20.5.18

Casi sin ti

Sabía que no podía haberme ido del todo porque tanto mi gato como mi bebé de pocos meses me seguían perfectamente con la mirada. Suele decirse que ellos tienen mejor conexión con otros planos de realidad, algo que siempre me había parecido una tontería.

Empecé a notar que algo iba mal tras una época en la que, sin saber exactamente de qué manera, siempre terminaba acostándome tarde, cuando ella ya estaba dormida, y ella se levantaba temprano, mientras yo aún estaba en la cama. Los primeros y los últimos besos del día se habían esfumado sin más.
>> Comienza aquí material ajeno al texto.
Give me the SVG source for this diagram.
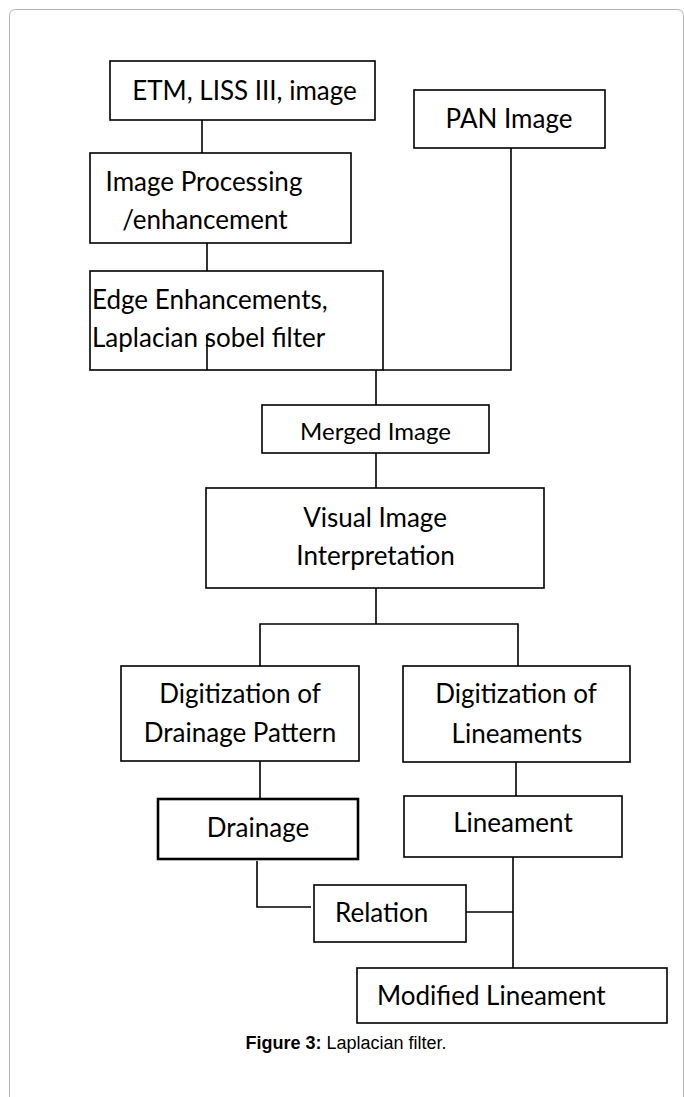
<svg xmlns="http://www.w3.org/2000/svg" width="684" height="1097" viewBox="0 0 684 1097">
<style>
.box{fill:#fff;stroke:#000;stroke-width:1.6}
.bold{stroke-width:2.6}
.t{font-family:Lato,"Open Sans","Liberation Sans",sans-serif;font-size:26px;fill:#000}
.c{text-anchor:middle}
.con{fill:none;stroke:#000;stroke-width:1.6}
.cap{font-family:"Liberation Sans",Arial,sans-serif;font-size:18px;fill:#000;text-anchor:middle}
</style>
<rect width="684" height="1097" fill="#fff"/>
<path d="M9.5,1097 V16 Q9.5,9.5 16,9.5 H677 Q683.5,9.5 683.5,16 V1097" fill="none" stroke="#b4b4b4" stroke-width="1"/>
<g id="connectors">
<path class="con" d="M202,120 V153"/>
<path class="con" d="M207,239 V271"/>
<path class="con" d="M511,148 V370 H383"/>
<path class="con" d="M376,370 V405"/>
<path class="con" d="M376,453 V488"/>
<path class="con" d="M376,588 V624"/>
<path class="con" d="M260,666 V624 H518 V666"/>
<path class="con" d="M260,761 V799"/>
<path class="con" d="M516,762 V796"/>
<path class="con" d="M257,861 V907 H311"/>
<path class="con" d="M513,857 V968"/>
<path class="con" d="M466,912 H513"/>
</g>
<g id="etm"><rect class="box" x="110" y="61" width="265" height="59"/><text class="t c" x="244.5" y="100">ETM, LISS III, image</text></g>
<g id="pan"><rect class="box" x="414" y="90" width="191" height="58"/><text class="t c" x="509" y="128">PAN Image</text></g>
<g id="processing"><rect class="box" x="90" y="153" width="261" height="90"/><text class="t c" x="204" y="191">Image Processing</text><text class="t c" x="205" y="229">/enhancement</text></g>
<g id="edge"><rect class="box" x="90" y="271" width="293" height="99"/><text class="t" x="92" y="309">Edge Enhancements,</text><text class="t" x="92" y="347">Laplacian sobel filter</text><path class="con" d="M207,335 V370"/></g>
<g id="merged"><rect class="box" x="262" y="405" width="227" height="48"/><text class="t c" x="375.5" y="440" style="font-size:24px">Merged Image</text></g>
<g id="visual"><rect class="box" x="206" y="488" width="338" height="100"/><text class="t c" x="375" y="527">Visual Image</text><text class="t c" x="375.5" y="565">Interpretation</text></g>
<g id="digdrain"><rect class="box" x="121" y="666" width="238" height="95"/><text class="t c" x="240" y="703">Digitization of</text><text class="t c" x="240" y="742">Drainage Pattern</text></g>
<g id="diglin"><rect class="box" x="403" y="666" width="227" height="96"/><text class="t c" x="516" y="703">Digitization of</text><text class="t c" x="517" y="743">Lineaments</text></g>
<g id="drainage"><rect class="box bold" x="158" y="799" width="200" height="60"/><text class="t c" x="258" y="837">Drainage</text></g>
<g id="lineament"><rect class="box" x="404" y="796" width="218" height="61"/><text class="t c" x="513" y="832">Lineament</text></g>
<g id="relation"><rect class="box" x="314" y="885" width="152" height="57"/><text class="t" x="335" y="922">Relation</text></g>
<g id="modified"><rect class="box" x="357" y="968" width="310" height="55"/><text class="t" x="377" y="1005">Modified Lineament</text></g>
<text class="cap" x="346" y="1049"><tspan font-weight="bold">Figure 3:</tspan> Laplacian filter.</text>
</svg>
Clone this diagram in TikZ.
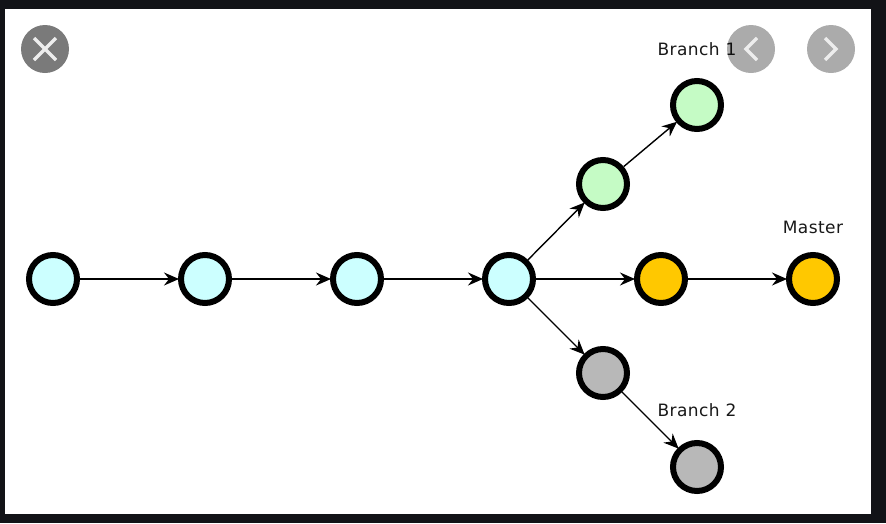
\documentclass[tikz,border=0pt]{standalone}
\usepackage{fontspec}
\setmainfont[LetterSpace=2.5]{DejaVu Sans}
\usetikzlibrary{arrows.meta}
\definecolor{pagedark}{HTML}{121317}
\definecolor{cblue}{HTML}{CCFFFF}
\definecolor{cgreen}{HTML}{C5FBC5}
\definecolor{corange}{HTML}{FFC800}
\definecolor{cgray}{HTML}{B8B8B8}
\tikzset{
  commit/.style={circle,draw=black,line width=6pt,minimum size=48pt,inner sep=0pt,outer sep=3pt},
  link/.style={draw=black,line width=1.4pt,-{Stealth[length=15pt,width=13pt,inset=5pt]},shorten >=-1pt},
  lbl/.style={inner sep=0pt,font=\fontsize{17}{20}\selectfont,text=black!90},
  btn/.style={circle,minimum size=48pt,inner sep=0pt,fill=black,fill opacity=.33},
  icon/.style={draw=white!93!black,line width=3.5pt,line cap=butt,line join=miter},
}
\begin{document}
\begin{tikzpicture}[x=1pt,y=-1pt]
\useasboundingbox (0,0) rectangle (886,523);
\fill[pagedark] (0,0) rectangle (886,523);
\fill[white] (5,9) rectangle (871,514);
\node[commit,fill=cblue] (a) at (53,279) {};
\node[commit,fill=cblue] (b) at (205,279) {};
\node[commit,fill=cblue] (c) at (357,279) {};
\node[commit,fill=cblue] (d) at (509,279) {};
\node[commit,fill=corange] (e) at (661,279) {};
\node[commit,fill=corange] (f) at (813,279) {};
\node[commit,fill=cgreen] (g) at (603,184) {};
\node[commit,fill=cgreen] (h) at (697,105) {};
\node[commit,fill=cgray] (i) at (603,373) {};
\node[commit,fill=cgray] (j) at (697,467) {};
\path[link] (a) -- (b);
\path[link] (b) -- (c);
\path[link] (c) -- (d);
\path[link] (d) -- (e);
\path[link] (e) -- (f);
\path[link] (d) -- (g);
\path[link] (g) -- (h);
\path[link] (d) -- (i);
\path[link] (i) -- (j);
\node[lbl] (l1) at (697,49) {Branch 1};
\node[lbl] (l2) at (697,410) {Branch 2};
\node[lbl] (l3) at (813,227) {Master};
\node[btn,fill opacity=.52] (close) at (45,49) {};
\node[btn] (prev) at (751,49) {};
\node[btn] (next) at (831,49) {};
\draw[icon] (34,38) -- (56,60) (56,38) -- (34,60);
\draw[icon] (757,38) -- (746,49) -- (757,60);
\draw[icon] (825,38) -- (836,49) -- (825,60);
\end{tikzpicture}
\end{document}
Luego, por supuesto, estaban los momentos en los que yo la abrazaba pero el abrazo no era devuelto. Los besos, que siempre iniciaba yo, no pasaban de roces de milisegundos, lo que dura el parpadeo de quien recuerda que tiene algo más importante por hacer.

También las preguntas que quedaban sin respuesta, o a las que como mucho había algo como musitado que me resultaba ininteligible. Ninguna mirada directa de ella hacia mí. Ninguna pregunta de cortesía, ni respuestas a las mías. Sin darme cuenta, había pasado de buscar el roce jocoso conmigo en la cocina a la total indiferencia.

Sabía que no podía haberme ido del todo porque, cuando iba a hacer la compra, el portero, el personal de caja y la gente de la calle me seguía saludando o apartándose para cederme el paso. Pero para ella, por desgracia, hacía tiempo que me había convertido en una simple fantasmagoría.

Este relato participa en la iniciativa Divagacionistas.

15.5.18

Me pone enfermo.

Érase una vez un país donde se podía engañar a la gente enferma, y no pasaba nada. Algunos médicos decían que el problema eran los intrusos. Los intrusos, a su vez, defendían que cualquiera debería poder «contribuir a mejorar la salud de la gente». Las autoridades sanitarias aseguraban que la gente estaba bien informada y debía ser libre para elegir cómo querían tratarse.

Al otro lado de la calle, una retrasaba un tratamiento real contra su cáncer para probar a encontrar el trauma emocional que un psicólogo le aseguraba que lo había provocado; otro lo rechazaba porque un médico le había dicho que con una dieta alcalina se podría recuperar; y otro más allá se tomaba una planta tóxica que interfería gravemente con el tratamiento, y que le había vendido al triple de su precio en herbolarios un agricultor analfabeto. En cualquier farmacia podías encontrar chucherías vendidas como medicamento, sin tener siquiera el código obligatorio para su venta, sin que a la Agencia del Medicamento le hubiera importado durante al menos dos décadas. Todos ellos se publicitaban abiertamente en Google y obtenían pingües beneficios aprovechando que los muertos no suelen denunciar, que los estafados suelen ser reacios a reconocer que lo han sido (y eso, si se llegan a dar cuenta), y de que en caso de llegar a mayores, un juez trataría a la víctima poco menos que de tonto.

En ese país, eso sí, la Fiscalía del Estado se preocupaba enormemente por raps y ciertos mensajes ofensivos en Twitter.

Este relato basado en deshechos reales participa en la iniciativa Café Hypatia.